Giving a daughter in exchange for labor was also done by Saul. He offered his daughter Merab to David if David would wage war on the Philistines. Saul was hoping that the Philistines would kill David, but David wasn't interested in Merab. Instead, David asked to marry his daughter Michal. Saul agreed in exchange for proof that David killed one hundred Philistines (I Samuel 18:20-29). David brought proof that he killed two hundred Philistines and so he and Michal were married.

King Solomon's marriage to Shulamith was probably arranged by her step-brothers (Song of Solomon 1:6; 8:12), but Shulamith emphasizes that she had a choice in the matter. The first three chapters of the Song of Solomon are the most complete record of courtship in the Scriptures.

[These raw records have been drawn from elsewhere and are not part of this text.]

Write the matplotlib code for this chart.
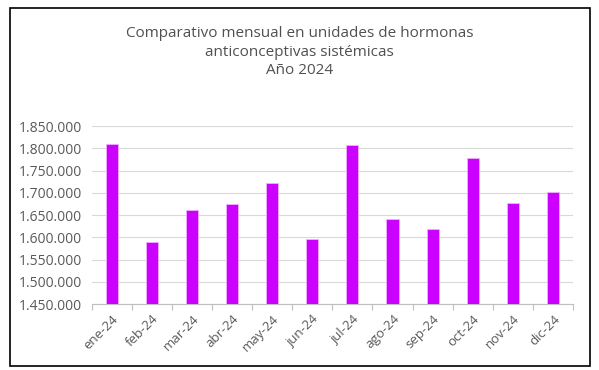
import matplotlib.pyplot as plt
from matplotlib.ticker import FuncFormatter, FixedLocator
from matplotlib.patches import Rectangle

months = ['ene-24', 'feb-24', 'mar-24', 'abr-24', 'may-24', 'jun-24',
          'jul-24', 'ago-24', 'sep-24', 'oct-24', 'nov-24', 'dic-24']
units = [1809000, 1589000, 1661000, 1675000, 1723000, 1595000,
         1807000, 1642000, 1618000, 1779000, 1678000, 1702000]
yticks = [1450000, 1500000, 1550000, 1600000, 1650000, 1700000,
          1750000, 1800000, 1850000]
title = 'Comparativo mensual en unidades de hormonas\nanticonceptivas sistémicas\nAño 2024'

plt.rcParams['font.family'] = ['Open Sans', 'DejaVu Sans']
grey = '#595959'

fig = plt.figure(figsize=(5.99, 3.70), dpi=100)
ax = fig.add_axes([91.7/599, 1 - 304/370, (573 - 91.7)/599, (304 - 126)/370])

x = list(range(len(months)))
ax.bar(x, units, width=0.3, color='#CC00FF', edgecolor='#F0B0FF', linewidth=0.6, zorder=3)

ax.set_xlim(-0.5, len(months) - 0.5)
ax.set_ylim(yticks[0], yticks[-1])
ax.set_yticks(yticks)
ax.yaxis.set_major_formatter(FuncFormatter(lambda v, p: f'{int(v):,}'.replace(',', '.')))
ax.grid(axis='y', color='#D9D9D9', linewidth=0.8, zorder=0)

ax.set_xticks(x)
ax.set_xticklabels(months, rotation=45, ha='right', rotation_mode='anchor', color=grey, fontsize=9.5)
ax.tick_params(axis='x', length=0, pad=6)
ax.xaxis.set_minor_locator(FixedLocator([i - 0.5 for i in range(len(months) + 1)]))
ax.tick_params(axis='x', which='minor', length=4, color='#BFBFBF', width=0.8)
ax.tick_params(axis='y', length=0, labelsize=10, labelcolor=grey, pad=7)

for s in ['top', 'right', 'left']:
    ax.spines[s].set_visible(False)
ax.spines['bottom'].set_color('#BFBFBF')
ax.spines['bottom'].set_linewidth(0.8)

fig.text(0.5, 1 - 52/370, title, ha='center', va='center', fontsize=11,
         color='#505050', linespacing=1.35)

fig.patches.append(Rectangle((10/599, 1 - 366/370), 580/599, 358/370,
                             transform=fig.transFigure, fill=False,
                             edgecolor='black', linewidth=1.2))

fig.savefig('out.png', dpi=100)
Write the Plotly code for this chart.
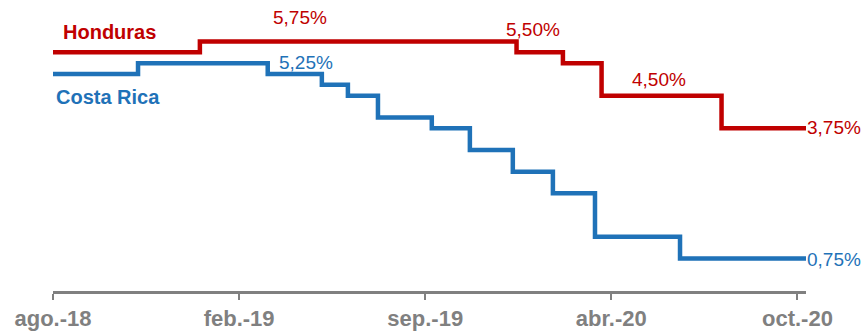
import plotly.graph_objects as go

# Tasas de política monetaria, escalones en meses contados desde ago.-18
tick_labels = ["ago.-18", "feb.-19", "sep.-19", "abr.-20", "oct.-20"]
tick_pos = [0, 6.5, 13, 19.5, 26]
x_end = 26.3

hn_x = [0, 5.13, 16.19, 17.81, 19.16, 23.35]
hn_y = [5.50, 5.75, 5.50, 5.25, 4.50, 3.75]

cr_x = [0, 2.97, 7.5, 9.39, 10.3, 11.35, 13.23, 14.56, 16.06, 17.46, 18.93, 21.9]
cr_y = [5.00, 5.25, 5.00, 4.75, 4.50, 4.00, 3.75, 3.25, 2.75, 2.25, 1.25, 0.75]

RED = "#C00000"
BLUE = "#1F72B8"
GRAY = "#808080"
FONT = "Liberation Sans, Arial, sans-serif"


def pct(v):
    return f"{v:.2f}%".replace(".", ",")


fig = go.Figure()
for xs, ys, color, name in [(hn_x, hn_y, RED, "Honduras"), (cr_x, cr_y, BLUE, "Costa Rica")]:
    fig.add_trace(go.Scatter(
        x=xs + [x_end], y=ys + [ys[-1]], mode="lines", name=name,
        line=dict(color=color, width=4.5, shape="hv"),
        showlegend=False, hoverinfo="skip",
    ))

annotations = [
    # series names
    dict(x=0.3, y=5.97, text="<b>Honduras</b>", xanchor="left", color=RED, size=20),
    dict(x=0.06, y=4.46, text="<b>Costa Rica</b>", xanchor="left", color=BLUE, size=20),
    # value labels along the Honduras line
    dict(x=8.62, y=hn_y[1], text=pct(hn_y[1]), xanchor="center", yshift=23.5, color=RED, size=19),
    dict(x=16.78, y=hn_y[2], text=pct(hn_y[2]), xanchor="center", yshift=23, color=RED, size=19),
    dict(x=21.18, y=hn_y[4], text=pct(hn_y[4]), xanchor="center", yshift=16.6, color=RED, size=19),
    dict(x=x_end, y=hn_y[-1], text=pct(hn_y[-1]), xanchor="left", yshift=0.4, color=RED, size=19),
    # value labels along the Costa Rica line
    dict(x=8.85, y=cr_y[1], text=pct(cr_y[1]), xanchor="center", yshift=1, color=BLUE, size=19),
    dict(x=x_end, y=cr_y[-1], text=pct(cr_y[-1]), xanchor="left", yshift=-1, color=BLUE, size=19),
]
for a in annotations:
    fig.add_annotation(
        x=a["x"], y=a["y"], text=a["text"], xanchor=a["xanchor"], yanchor="middle",
        yshift=a.get("yshift", 0), showarrow=False, xref="x", yref="y",
        font=dict(family=FONT, size=a["size"], color=a["color"]),
        borderpad=0,
    )

fig.update_layout(
    width=866, height=331,
    margin=dict(l=53, r=60, t=0, b=38),
    paper_bgcolor="white", plot_bgcolor="white",
    font=dict(family=FONT),
)
fig.update_xaxes(
    range=[0, x_end], tickmode="array", tickvals=tick_pos, ticktext=tick_labels,
    showgrid=False, zeroline=False, showline=True, linecolor=GRAY, linewidth=3,
    ticks="outside", ticklen=6, tickwidth=2, tickcolor=GRAY,
    tickfont=dict(family=FONT, size=22, color=GRAY, weight="bold"),
)
fig.update_yaxes(range=[0, 6.705], visible=False)

fig.write_html("out.html")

But not all marriages were arranged through the father. At one point in Israel's history civil war broke out and the tribe of Benjamin was nearly wiped out; only 600 men survived (Judges 20:46-47). Though the war ended, the Israelites had a problem. They had sworn an oath not to give their daughters to a Benjamite in marriage (Judges 21:1). The tribe of Benjamin would die out without offspring. The solution was to allow the men of Benjamin to raid a gathering of virgin women. The rest of Israel would turn a blind eye to the raid; thus those of Benjamin would gain wives while the men of Israel could honestly say they did not give permission to these men (Judges 21:16-23).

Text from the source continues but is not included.